Implications of H.E.S.S. observations of pulsar wind nebulae

TL;DR

This review discusses the properties, evolution, and magnetic field estimates of pulsar wind nebulae, especially those observed by H.E.S.S., highlighting the leptonic interpretation of Vela X and the impact of inhomogeneous interstellar medium on nebula morphology.

Contribution

It provides a comprehensive framework for interpreting offset pulsar wind nebulae observed by H.E.S.S., incorporating recent observational and theoretical insights.

Findings

Leptonic interpretation is favored for Vela X H.E.S.S. signal.

Inhomogeneous interstellar medium influences nebula morphology.

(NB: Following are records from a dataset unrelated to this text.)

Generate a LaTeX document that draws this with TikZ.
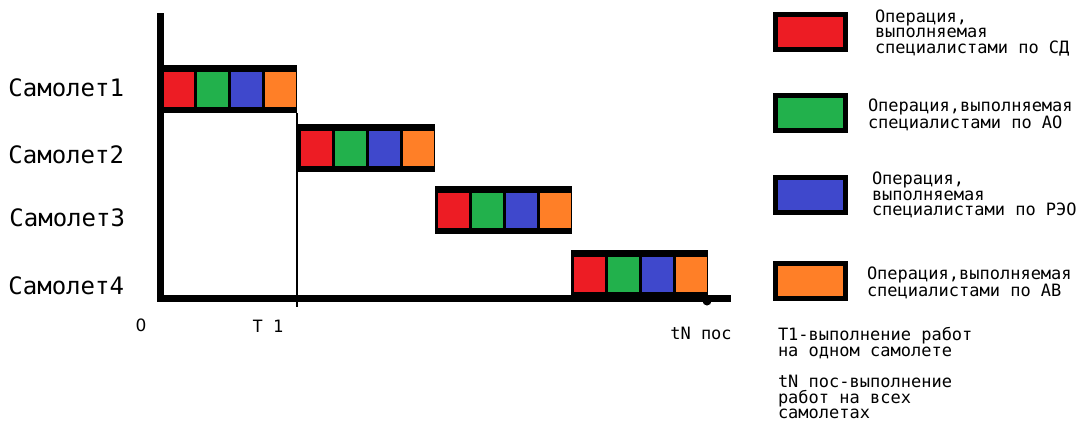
\documentclass[tikz,border=0pt]{standalone}
\usepackage{fontspec}
\setmainfont{DejaVu Sans Mono}
\newfontfamily\zerofont{DejaVu Sans}
\definecolor{opred}{HTML}{ED1C24}
\definecolor{opgreen}{HTML}{22B14C}
\definecolor{opblue}{HTML}{3F48CC}
\definecolor{oporange}{HTML}{FF7F27}
\tikzset{
  every node/.style={inner sep=0pt, outer sep=0pt},
  barframe/.style={fill=black, minimum width=137pt, minimum height=48pt, anchor=north west},
  cell/.style={minimum width=31pt, minimum height=35pt, anchor=north west},
  legbox/.style={draw=black, line width=5pt, minimum width=70pt, minimum height=35pt},
  planelabel/.style={font=\fontsize{24}{27}\selectfont, anchor=east},
  legtext/.style={font=\fontsize{17}{15.8}\selectfont, align=left, anchor=west},
  ticklabel/.style={font=\fontsize{17}{19}\selectfont},
  axisline/.style={line width=7pt, line join=miter},
  markline/.style={line width=1.1pt},
}
\newcommand{\opbar}[3]{%
  \node[barframe] (#1) at (#2,#3) {};
  \node[cell, fill=opred]    (#1r) at (#2+3,#3+7) {};
  \node[cell, fill=opgreen]  (#1g) at (#2+37,#3+7) {};
  \node[cell, fill=opblue]   (#1b) at (#2+71,#3+7) {};
  \node[cell, fill=oporange] (#1o) at (#2+105,#3+7) {};
}
\begin{document}
\begin{tikzpicture}[x=1pt, y=-1pt]
\useasboundingbox[fill=white] (0,0) rectangle (1081,423);

% bars
\opbar{b1}{160}{65}
\opbar{b2}{298}{124}
\opbar{b3}{435}{186}
\opbar{b4}{571}{250}

% axes
\coordinate (ytop) at (160,13);
\coordinate (origin) at (160,298);
\coordinate (xend) at (731,298);
\draw[axisline] (ytop) -- (origin) -- (xend);

% T1 mark
\coordinate (t1foot) at (299,307);
\draw[markline] (b1.south east) -- (b1.south east |- t1foot);

% tN dot
\node[circle, fill=black, minimum size=9pt] (tNdot) at (707,301) {};

% plane labels
\node[planelabel] (l1) at (124,88) {Самолет1};
\node[planelabel] (l2) at (124,155) {Самолет2};
\node[planelabel] (l3) at (125,218) {Самолет3};
\node[planelabel] (l4) at (124,286) {Самолет4};

% tick labels
\node[ticklabel] (z0) at (141,325) {\zerofont 0};
\node[ticklabel] (t1) at (268,326) {T 1};
\node[ticklabel] (tN) at (701,333) {tN пос};

% legend
\node[legbox, fill=opred]    (k1) at (810.5,32) {};
\node[legbox, fill=opgreen]  (k2) at (810.5,113) {};
\node[legbox, fill=opblue]   (k3) at (810.5,195) {};
\node[legbox, fill=oporange] (k4) at (810.5,281) {};

\node[legtext] (d1) at (875,33) {Операция,\\выполняемая\\специалистами по СД};
\node[legtext] (d2) at (868,115) {Операция,выполняемая\\специалистами по АО};
\node[legtext] (d3) at (872,195) {Операция,\\выполняемая\\специалистами по РЭО};
\node[legtext] (d4) at (867,283) {Операция,выполняемая\\специалистами по АВ};
\node[legtext] (n1) at (778,343) {T1-выполнение работ\\на одном самолете};
\node[legtext] (n2) at (778,397) {tN пос-выполнение\\работ на всех\\самолетах};
\end{tikzpicture}
\end{document}
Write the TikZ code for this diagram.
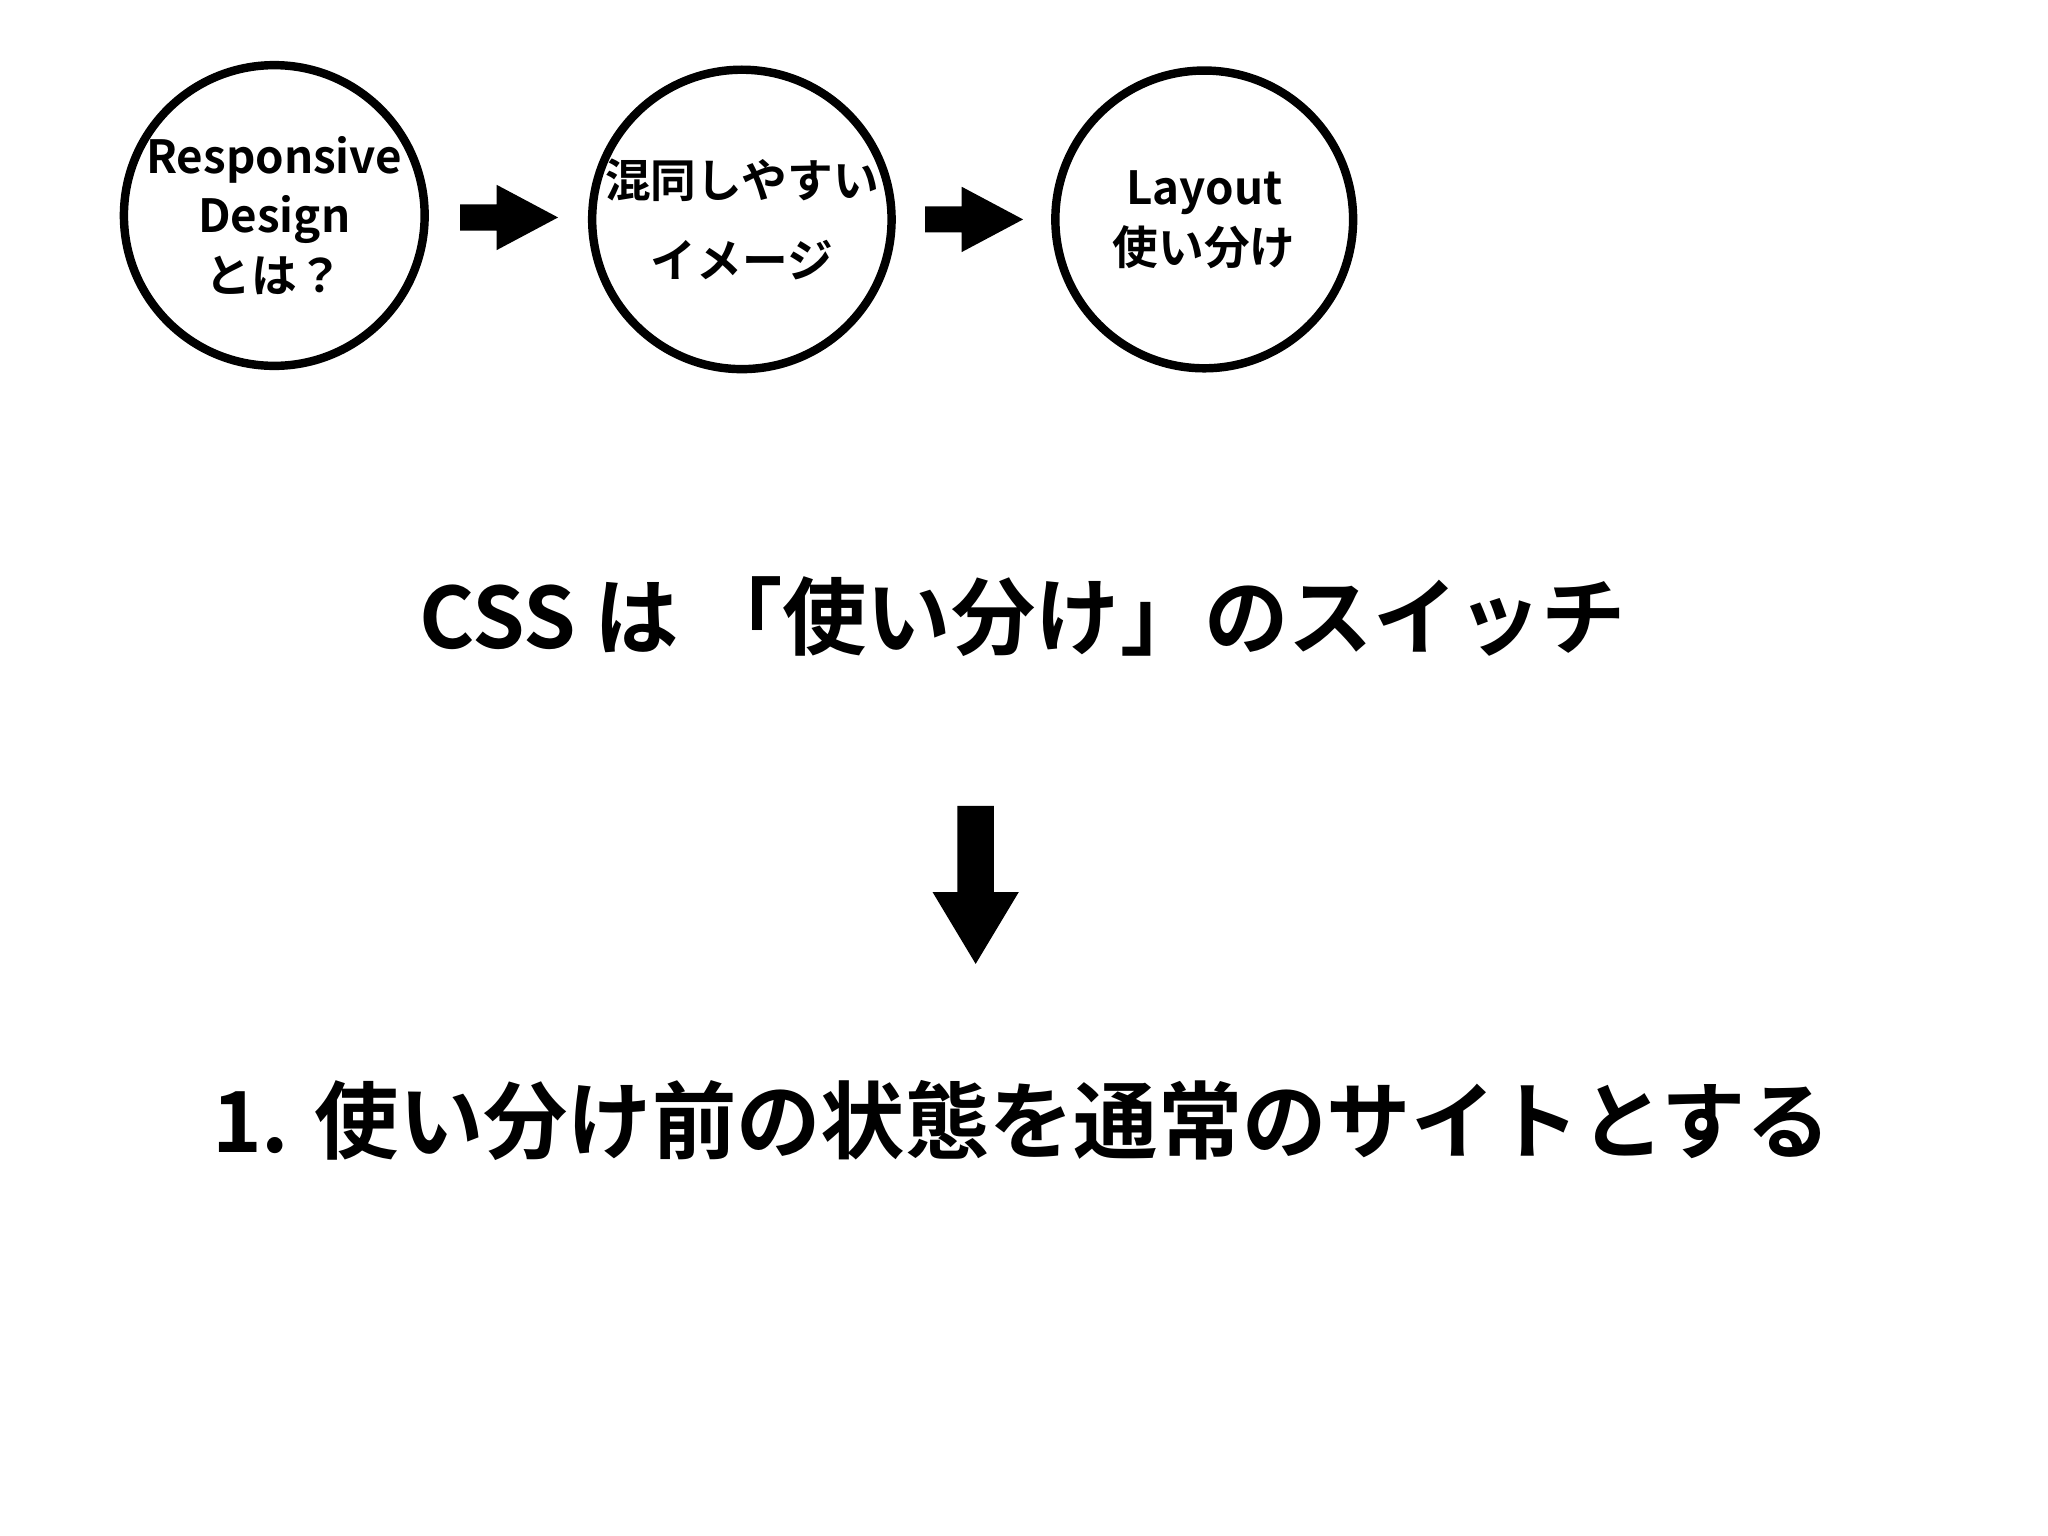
\documentclass[tikz,border=0pt]{standalone}
\usepackage{fontspec}
\setmainfont{Noto Sans CJK JP}[BoldFont={* Bold}]
\newfontfamily\jp{Noto Sans CJK JP Bold}
\begin{document}
\begin{tikzpicture}[x=0.013061cm,y=-0.013061cm,
  circ/.style={draw,line width=2.4pt,circle,minimum size=2.4cm*1.306*0.95,inner sep=0pt,align=center,font=\jp\fontsize{13}{17}\selectfont},
  blk/.style={fill=black,draw=none}]
\useasboundingbox (0,0) rectangle (1568,1176);
\fill[white] (0,0) rectangle (1568,1176);
\node[circ] (c1) at (210,165) {Responsive\\Design\\とは？};
\node[circ] (c2) at (568,168) {混同しやすい\\[6pt]イメージ};
\node[circ] (c3) at (922,168) {Layout\\使い分け};
\path (c1.east) -- coordinate (a1) (c2.west);
\path (c2.east) -- coordinate (a2) (c3.west);
\foreach \a in {a1,a2}{
  \fill[blk] ([shift={(-37,-10)}]\a) -- ([shift={(-9,-10)}]\a) -- ([shift={(-9,-25)}]\a) -- ([shift={(38,0)}]\a) -- ([shift={(-9,25)}]\a) -- ([shift={(-9,10)}]\a) -- ([shift={(-37,10)}]\a) -- cycle;}
\node[font=\jp\fontsize{24}{28}\selectfont] (t1) at (783,472) {CSS は 「使い分け」のスイッチ};
\coordinate (d) at (747,617);
\fill[blk] (733,617) -- (761,617) -- (761,683) -- (780,683) -- (747,738) -- (714,683) -- (733,683) -- cycle;
\node[font=\jp\fontsize{24}{28}\selectfont] (t2) at (782,858) {1. 使い分け前の状態を通常のサイトとする};
\end{tikzpicture}
\end{document}
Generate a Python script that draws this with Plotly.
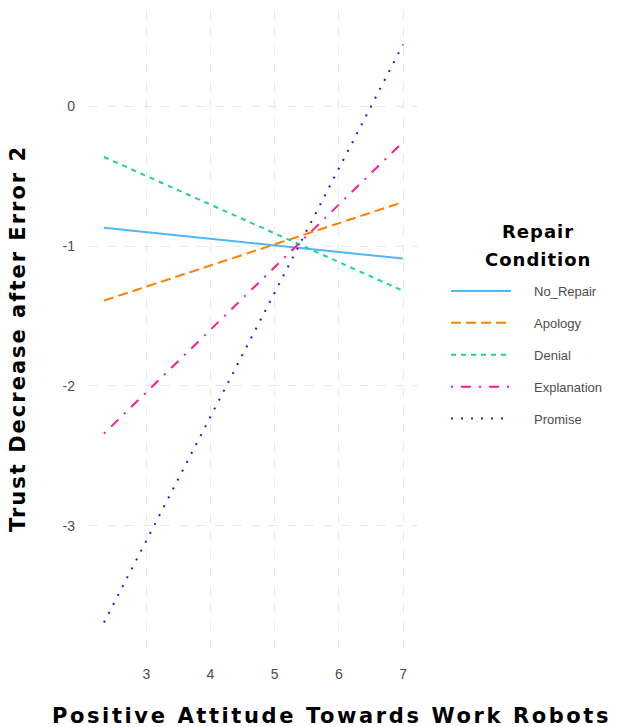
import plotly.graph_objects as go

conditions = ["No_Repair", "Apology", "Denial", "Explanation", "Promise"]
x_vals = [2.34, 7.0]
y_start = [-0.87, -1.39, -0.364, -2.34, -3.69]
y_end = [-1.09, -0.686, -1.32, -0.257, 0.44]
colors = ["#4DB8F5", "#FF8000", "#1AD68A", "#FF1A8C", "#1A1AFF"]
dashes = ["solid", "10px,5px", "5px,5px", "2px,8px,10px,8px", "2px,8px"]
x_ticks = [3, 4, 5, 6, 7]
y_ticks = [0, -1, -2, -3]
y_tick_text = ["0", "-1", "-2", "-3"]
legend_title_lines = ["Repair", "Condition"]

L, R, T, B = 89, 200, 10, 77
W, H = 618, 727
pw, ph = W - L - R, H - T - B


def px_x(p):
    return (p - L) / pw


def px_y(p):
    return (H - B - p) / ph


fig = go.Figure()
for i, name in enumerate(conditions):
    fig.add_trace(go.Scatter(
        x=x_vals, y=[y_start[i], y_end[i]], mode="lines",
        name="\u00a0\u00a0\u00a0\u00a0\u00a0" + name,
        legendgroup=name,
        line=dict(color=colors[i], width=2, dash=dashes[i]),
    ))

title_font = dict(family="DejaVu Sans", size=21, color="#000000")

fig.add_annotation(
    text='<b><span style="letter-spacing:2.6px">Positive Attitude Towards Work Robots</span></b>',
    xref="paper", yref="paper", x=px_x(50), y=px_y(716),
    xanchor="left", yanchor="middle", showarrow=False, font=title_font,
)
fig.add_annotation(
    text='<b><span style="letter-spacing:2px">Trust Decrease after Error 2</span></b>',
    xref="paper", yref="paper", x=px_x(18), y=px_y(339),
    xanchor="center", yanchor="middle", textangle=-90, showarrow=False,
    font=title_font,
)
for line_text, ypix in zip(legend_title_lines, [231, 259]):
    fig.add_annotation(
        text='<b><span style="letter-spacing:1px">' + line_text + '</span></b>',
        xref="paper", yref="paper", x=px_x(538), y=px_y(ypix),
        xanchor="center", yanchor="middle", showarrow=False,
        font=dict(family="DejaVu Sans", size=18, color="#000000"),
    )

fig.update_layout(
    width=W, height=H,
    paper_bgcolor="white", plot_bgcolor="white",
    margin=dict(l=L, r=R, t=T, b=B),
    font=dict(family="Liberation Sans, Arial", size=13, color="#4D4D4D"),
    xaxis=dict(
        range=[2.107, 7.233], tickvals=x_ticks, showgrid=True,
        gridcolor="#E8E8E8", griddash="dash", gridwidth=1, zeroline=False,
        showline=False, ticks="", ticklen=0, automargin=False,
        ticklabelstandoff=14,
        tickfont=dict(size=14, color="#4D4D4D"),
    ),
    yaxis=dict(
        range=[-3.886, 0.686], tickvals=y_ticks, ticktext=y_tick_text,
        showgrid=True,
        gridcolor="#E8E8E8", griddash="dash", gridwidth=1, zeroline=False,
        showline=False, ticks="", ticklen=0, automargin=False,
        ticklabelstandoff=13,
        tickfont=dict(size=14, color="#4D4D4D"),
    ),
    legend=dict(
        x=px_x(446), y=px_y(276), xanchor="left", yanchor="top",
        font=dict(size=13, color="#4D4D4D"),
        itemwidth=60, traceorder="grouped", tracegroupgap=12,
        bgcolor="rgba(0,0,0,0)",
    ),
)

fig.write_html("out.html", config={"displayModeBar": False},
               post_script="document.body.style.margin='0';")
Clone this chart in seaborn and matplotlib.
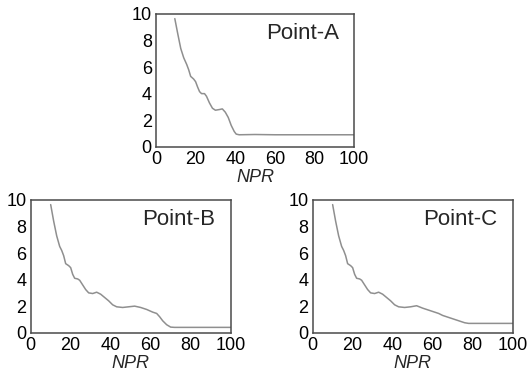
import matplotlib
matplotlib.use("Agg")
import matplotlib.pyplot as plt
import seaborn as sns
import pandas as pd
from matplotlib.ticker import MultipleLocator

# Data
npr_a = [9.5, 11, 12.5, 14, 15.5, 16.5, 17.5, 19, 20, 21, 22, 23, 24.5, 25.5, 27, 28.5,
         30, 32, 33.5, 35, 36.5, 38, 39.5, 40.5, 42, 50, 60, 80, 100]
val_a = [9.65, 8.5, 7.4, 6.7, 6.2, 5.8, 5.3, 5.1, 4.9, 4.5, 4.15, 4.0, 4.0, 3.8, 3.3, 2.9,
         2.75, 2.8, 2.85, 2.6, 2.2, 1.6, 1.15, 0.95, 0.9, 0.92, 0.9, 0.9, 0.9]

npr_b = [10, 11.5, 13, 14.5, 15.5, 16.5, 17.5, 19, 20, 21, 22, 23.5, 24.5, 26, 27.5, 29,
         31, 33, 35, 37, 39, 41, 43, 46, 49, 52, 55, 58, 61, 63, 64.5, 66, 68, 70, 72, 100]
val_b = [9.65, 8.4, 7.3, 6.5, 6.2, 5.8, 5.2, 5.05, 4.9, 4.4, 4.1, 4.05, 3.95, 3.6, 3.25, 3.0,
         2.95, 3.05, 2.9, 2.65, 2.4, 2.1, 1.95, 1.9, 1.95, 2.0, 1.9, 1.75, 1.55, 1.45, 1.2, 0.9,
         0.6, 0.42, 0.4, 0.4]

npr_c = [10, 11.5, 13, 14.5, 15.5, 16.5, 17.5, 19, 20, 21, 22, 23.5, 24.5, 26, 27.5, 29,
         31, 33, 35, 37, 39, 41, 43, 46, 49, 52, 55, 58, 61, 63, 65, 68, 71, 74, 76, 78, 100]
val_c = [9.65, 8.4, 7.3, 6.5, 6.2, 5.8, 5.2, 5.05, 4.9, 4.4, 4.1, 4.05, 3.95, 3.6, 3.25, 3.0,
         2.95, 3.05, 2.9, 2.65, 2.4, 2.1, 1.95, 1.9, 1.95, 2.03, 1.85, 1.7, 1.55, 1.45, 1.3, 1.15,
         1.0, 0.85, 0.75, 0.7, 0.7]

labels = ["Point-A", "Point-B", "Point-C"]
x_ticks = [0, 20, 40, 60, 80, 100]
y_ticks = [0, 2, 4, 6, 8, 10]

sns.set_style("white")
plt.rcParams['font.family'] = ['Liberation Sans', 'DejaVu Sans']

fig = plt.figure(figsize=(5.29, 3.76), dpi=100)
rects = [
    [0.2949, 0.6098, 0.3743, 0.353],
    [0.058, 0.1152, 0.378, 0.353],
    [0.591, 0.1152, 0.378, 0.353],
]
datasets = [(npr_a, val_a), (npr_b, val_b), (npr_c, val_c)]

for rect, (xs, ys), lab in zip(rects, datasets, labels):
    ax = fig.add_axes(rect)
    df = pd.DataFrame({"NPR": xs, "val": ys})
    sns.lineplot(data=df, x="NPR", y="val", ax=ax, color="#8f8f8f", linewidth=1.1)
    ax.set_xlim(0, 100)
    ax.set_ylim(0, 10)
    ax.set_xticks(x_ticks)
    ax.set_yticks(y_ticks)
    ax.xaxis.set_minor_locator(MultipleLocator(10))
    ax.yaxis.set_minor_locator(MultipleLocator(1))
    ax.tick_params(which="both", direction="in", colors="#333333", labelcolor="black",
                   labelsize=13, width=0.9)
    ax.tick_params(which="major", length=4, pad=3)
    ax.tick_params(which="minor", length=4)
    ax.tick_params(axis="x", which="both", top=False)
    ax.tick_params(axis="y", which="both", right=False)
    for s in ax.spines.values():
        s.set_color("#4a4a4a")
        s.set_linewidth(1.1)
    ax.set_xlabel("NPR", fontsize=13, style="italic", labelpad=1)
    ax.set_ylabel("")
    ax.text(74, 8.5, lab, fontsize=16, ha="center", va="center")

fig.savefig("out.png", dpi=100)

Constraints on particle energetics and magnetic fields are established.

Abstract

In this review paper on pulsar wind nebulae (PWN) we discuss the properties of such nebulae within the context of containment against cross-field diffusion (versus normal advection), the effect of reverse shocks on the evolution of offset ``Vela-like'' PWN, constraints on maximum particle energetics, magnetic field strength estimates based on spectral and spatial properties, and the implication of such field estimates on the composition of the wind. A significant part of the discussion is based on the High Energy Stereoscopic System ({\it H.E.S.S.} or {\it HESS}) detection of the two evolved pulsar wind nebulae Vela X (cocoon) and HESS J1825-137. In the case of Vela X (cocoon) we also review evidence of a hadronic versus a leptonic interpretation, showing that a leptonic interpretation is favored for the {\it HESS} signal. The constraints discussed in this review paper sets a general framework for the interpretation of a number of offset, filled-center nebulae seen by {\it HESS}. These sources are found along the galactic plane with galactic latitudes $|b|\sim 0$, where significant amounts of molecular gas is found. In these regions, we find that the interstellar medium is inhomogeneous, which has an effect on the morphology of supernova shock expansion. One consequence of this effect is the formation of offset pulsar wind nebulae as observed.